Friday, August 05, 2011
Keppel Corp. Ltd.

Keppel FELS Limited (Keppel FELS) has secured a repeat order from Transocean Offshore Deepwater Holdings Ltd, a subsidiary of Transocean Ltd. (Transocean) for US $195 million.

Following its order of two jackup rigs from Keppel FELS on February 17, 2011, Transocean is exercising its option to build another high specification jackup rig based on the KFELS Super B Class Bigfoot design for delivery in 3Q 2013.

Mr. Wong Kok Seng, Managing Director of Keppel FELS said, "We are pleased that Transocean has chosen to exercise their option in building another jackup rig to our proprietary design. We have developed a winning collaboration with Transocean over the years through numerous projects. In working with forward thinking customers, we are able to customize innovative products well suited to meet the needs of the market."
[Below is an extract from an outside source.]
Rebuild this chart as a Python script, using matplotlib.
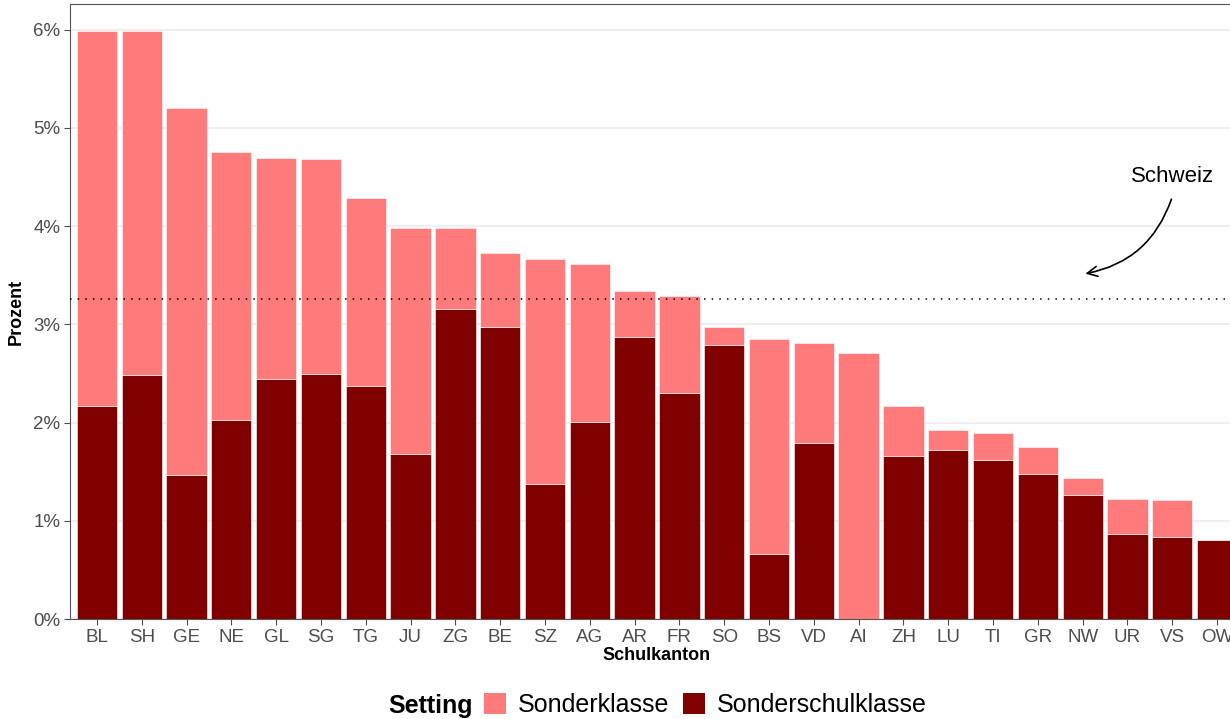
import numpy as np
import matplotlib
matplotlib.use("Agg")
import matplotlib.pyplot as plt
from matplotlib.patches import Patch
from matplotlib.ticker import FuncFormatter

plt.rcParams['font.family'] = ['Liberation Sans', 'DejaVu Sans']

# data (percent)
cantons = ['BL', 'SH', 'GE', 'NE', 'GL', 'SG', 'TG', 'JU', 'ZG', 'BE', 'SZ', 'AG', 'AR',
           'FR', 'SO', 'BS', 'VD', 'AI', 'ZH', 'LU', 'TI', 'GR', 'NW', 'UR', 'VS', 'OW']
sonderschulklasse = [2.17, 2.48, 1.47, 2.03, 2.44, 2.49, 2.37, 1.68, 3.16, 2.97, 1.37, 2.01, 2.87,
                     2.30, 2.79, 0.66, 1.79, 0.00, 1.66, 1.72, 1.62, 1.48, 1.26, 0.87, 0.83, 0.80]
sonderklasse = [3.82, 3.51, 3.73, 2.72, 2.25, 2.19, 1.92, 2.30, 0.82, 0.76, 2.29, 1.60, 0.47,
                0.99, 0.18, 2.19, 1.02, 2.71, 0.51, 0.20, 0.27, 0.27, 0.18, 0.35, 0.38, 0.00]
schweiz = 3.26

col_klasse = '#FF7A7A'
col_schul = '#800000'

fig = plt.figure(figsize=(12.3, 7.19), dpi=100)
ax = fig.add_axes([70 / 1230, 1 - 619 / 719, 1174 / 1230, 615 / 719])

x = np.arange(len(cantons))
ax.bar(x, sonderschulklasse, width=0.9, color=col_schul, edgecolor='white', linewidth=0.4, zorder=2)
ax.bar(x, sonderklasse, width=0.9, bottom=sonderschulklasse, color=col_klasse,
       edgecolor='white', linewidth=0.4, zorder=2)

ax.axhline(schweiz, color='black', linestyle=(0, (1, 4)), linewidth=1.1, zorder=3)

# annotation
ax.text(24.0, 4.50, 'Schweiz', ha='center', va='center', fontsize=16, color='black')
ax.annotate('', xy=(22.0, 3.51), xytext=(24.0, 4.30),
            arrowprops=dict(arrowstyle='->', color='black', lw=1.2,
                            connectionstyle='arc3,rad=-0.3', mutation_scale=18))

ax.set_xlim(-0.6, 25.6)
ax.set_ylim(0, 6.26)
ax.set_yticks([0, 1, 2, 3, 4, 5, 6])
ax.yaxis.set_major_formatter(FuncFormatter(lambda v, p: f'{v:.0f}%'))
ax.set_xticks(x)
ax.set_xticklabels(cantons)
ax.grid(axis='y', color='#EBEBEB', linewidth=1.1, zorder=0)
ax.set_axisbelow(True)
ax.tick_params(colors='#4D4D4D', labelsize=13.5, length=4, width=0.8, labelcolor='#4D4D4D', pad=3)
for s in ax.spines.values():
    s.set_color('#555555')
    s.set_linewidth(0.8)

ax.set_ylabel('Prozent', fontsize=13, fontweight='bold', labelpad=6)
ax.set_xlabel('Schulkanton', fontsize=13, fontweight='bold', labelpad=1)

# legend at bottom with title on the left
handles = [Patch(facecolor=col_klasse, edgecolor='none'), Patch(facecolor=col_schul, edgecolor='none')]
fig.text(431 / 1230, 1 - 706 / 719, 'Setting', ha='center', va='center', fontsize=18, fontweight='bold')
fig.legend(handles, ['Sonderklasse', 'Sonderschulklasse'], loc='center',
           bbox_to_anchor=(705 / 1230, 1 - 705 / 719), ncol=2, frameon=False, fontsize=18,
           handlelength=0.9, handleheight=0.9, handletextpad=0.45, columnspacing=0.55,
           borderpad=0.2)

fig.savefig('out.png', dpi=100)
Tailored to suit Transocean's requirements, the KFELS Super B Class Bigfoot is designed with larger spud cans, expanding its operational coverage to more places, especially areas where soft soil is predominant. Having larger spud cans enables the unit to operate efficiently while minimizing potential leg penetration problems in soft soil conditions.

With a 1.5 million pound drilling system and a maximum combined cantilever load of 3,200 kips, the Super B Class Bigfoot features immense horsepower during drilling operations. In addition, the rig will be installed with offline stand building features in its drilling system package which allows drilling and the preparation of drill pipes to take place at the same time. The rig is capable of drilling at a 75 feet outreach, allowing for coverage of a larger well pattern.

Keppel FELS and Transocean have shared a long-standing partnership spanning several significant projects. In 2009, Keppel delivered Transocean's Development Driller III, an ultra-deepwater drilling semisubmersible rig built to Keppel's proprietary DSSTM 51 semisubmersible design. Other projects include upgrades and conversions of the Sedco 700-series semis to enable dynamic positioning, and the repair of various Transocean rigs.

The above contract is not expected to have material impact on the net tangible assets or earnings per share of Keppel Corporation Limited for the current financial year.